Physical Review Research (Feb 2024)
Growing extended Laughlin states in a quantum gas microscope: A patchwork construction
Abstract
The study of fractional Chern insulators and their exotic anyonic excitations poses a major challenge in current experimental and theoretical research. Quantum simulators, in particular ultracold atoms in optical lattices, provide a promising platform to realize, manipulate, and understand such systems with a high degree of controllability. Recently, an atomic ν=1/2 Laughlin state has been realized experimentally for a small system of two particles on 4×4 sites [Léonard et al., Nature (London) 619, 495 (2023)0028-083610.1038/s41586-023-06122-4]. The next challenge concerns the preparation of Laughlin states in extended systems, ultimately giving access to anyonic braiding statistics or gapless chiral edge-states in systems with open boundaries. Here, we propose and analyze an experimentally feasible scheme to grow larger Laughlin states by connecting multiple copies of the already-existing 4×4 system.
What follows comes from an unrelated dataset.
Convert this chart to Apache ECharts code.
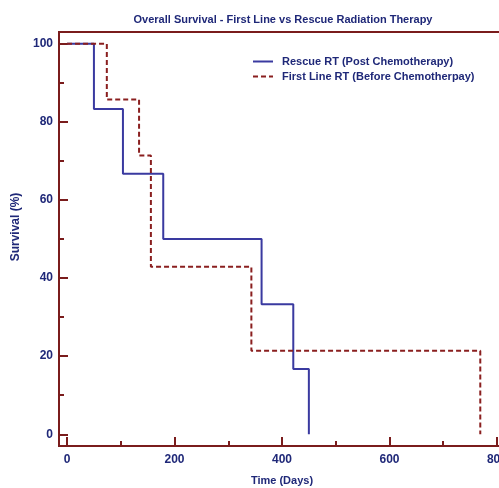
<!DOCTYPE html>
<html style="height: 100%">
   <head>
       <meta charset="utf-8">
   </head>
   <body style="height: 100%; margin: 0; background: #fff">
       <div id="container" style="width: 499px; height: 488px"></div>
       <script type="text/javascript" src="https://cdn.jsdelivr.net/npm/echarts@6/dist/echarts.min.js"></script>
       <script type="text/javascript">
// survival curves: [days, survival %]
var rescueRT = [[0, 100], [50, 83.3], [104, 66.7], [179, 50], [362, 33.3], [421, 16.7], [450, 0]];
var firstLineRT = [[0, 100], [74, 85.7], [134, 71.4], [156, 42.9], [343, 21.4], [769, 0]];

var xMajor = [0, 200, 400, 600, 800];
var xMinor = [100, 300, 500, 700];
var yMajor = [0, 20, 40, 60, 80, 100];
var yMinor = [10, 30, 50, 70, 90];

var axisRed = '#7a1c1c';
var navy = '#1f2878';
var font = '"Liberation Sans", Arial, sans-serif';

var dom = document.getElementById("container");
var myChart = echarts.init(dom);

option = {
    backgroundColor: '#fff',
    animation: false,
    title: {
        text: 'Overall Survival - First Line vs Rescue Radiation Therapy',
        left: 278,
        top: 9,
        textAlign: 'center',
        textStyle: { color: navy, fontSize: 11, fontWeight: 'bold', fontFamily: font }
    },
    legend: {
        orient: 'vertical',
        left: 252,
        top: 56,
        padding: 0,
        itemWidth: 20,
        itemHeight: 10,
        itemGap: 4,
        itemStyle: { opacity: 0 },
        textStyle: { color: navy, fontSize: 11, fontWeight: 'bold', fontFamily: font, padding: [0, 0, 0, 4] },
        data: ['Rescue RT (Post Chemotherapy)', 'First Line RT (Before Chemotherpay)']
    },
    grid: {
        left: 59,
        top: 32,
        width: 446,
        height: 414,
        outerBoundsMode: 'none',
        containLabel: false,
        show: true,
        borderColor: axisRed,
        borderWidth: 2
    },
    xAxis: [
        {
            type: 'value',
            min: -15,
            max: 815,
            name: 'Time (Days)',
            nameLocation: 'middle',
            nameGap: 29,
            nameTextStyle: { color: navy, fontSize: 11, fontWeight: 'bold', fontFamily: font },
            axisLine: { onZero: false, lineStyle: { color: axisRed, width: 2 } },
            axisTick: { inside: true, length: 9, lineStyle: { color: axisRed, width: 2 }, customValues: xMajor },
            axisLabel: { color: navy, fontSize: 12, fontWeight: 'bold', fontFamily: font, margin: 8, customValues: xMajor },
            splitLine: { show: false }
        },
        {
            type: 'value',
            min: -15,
            max: 815,
            position: 'bottom',
            axisLine: { show: false, onZero: false },
            axisTick: { inside: true, length: 5, lineStyle: { color: axisRed, width: 2 }, customValues: xMinor },
            axisLabel: { show: false },
            splitLine: { show: false }
        }
    ],
    yAxis: [
        {
            type: 'value',
            min: -3,
            max: 103,
            name: 'Survival (%)',
            nameLocation: 'middle',
            nameGap: 36,
            nameTextStyle: { color: navy, fontSize: 12, fontWeight: 'bold', fontFamily: font, padding: [0, 0, 0, 24] },
            axisLine: { onZero: false, lineStyle: { color: axisRed, width: 2 } },
            axisTick: { inside: true, length: 9, lineStyle: { color: axisRed, width: 2 }, customValues: yMajor },
            axisLabel: { color: navy, fontSize: 12, fontWeight: 'bold', fontFamily: font, margin: 6, customValues: yMajor },
            splitLine: { show: false }
        },
        {
            type: 'value',
            min: -3,
            max: 103,
            position: 'left',
            axisLine: { show: false, onZero: false },
            axisTick: { inside: true, length: 5, lineStyle: { color: axisRed, width: 2 }, customValues: yMinor },
            axisLabel: { show: false },
            splitLine: { show: false }
        }
    ],
    series: [
        {
            name: 'Rescue RT (Post Chemotherapy)',
            type: 'line',
            step: 'end',
            symbol: 'none',
            data: rescueRT,
            color: '#3a3aa0',
            lineStyle: { color: '#3a3aa0', width: 2 }
        },
        {
            name: 'First Line RT (Before Chemotherpay)',
            type: 'line',
            step: 'end',
            symbol: 'none',
            data: firstLineRT,
            color: '#8a1f1f',
            lineStyle: { color: '#8a1f1f', width: 2, type: [5, 3] }
        }
    ]
};

if (option && typeof option === "object") {
    myChart.setOption(option, true);
}
</script>
   </body>
</html>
First, we present a minimal setting obtained by coupling two of such patches, producing an extended 8×4 system with four particles. Then, we analyze different preparation schemes, setting the focus on two shapes for the extended system, and discuss their respective advantages: While growing striplike lattices could give experimental access to the central charge, squarelike geometries are advantageous for creating quasihole excitations in view of braiding protocols. We highlight the robust quantization of the fractional quasihole charge upon using our preparation protocol. We benchmark the performance of our patchwork preparation scheme by comparing it to a protocol based on coupling one-dimensional chains. We find that the patchwork approach consistently gives higher target-state fidelities, especially for elongated systems. The results presented here pave the way towards near-term implementations of extended Laughlin states in quantum gas microscopes and the subsequent exploration of exotic properties of topologically ordered systems in experiments.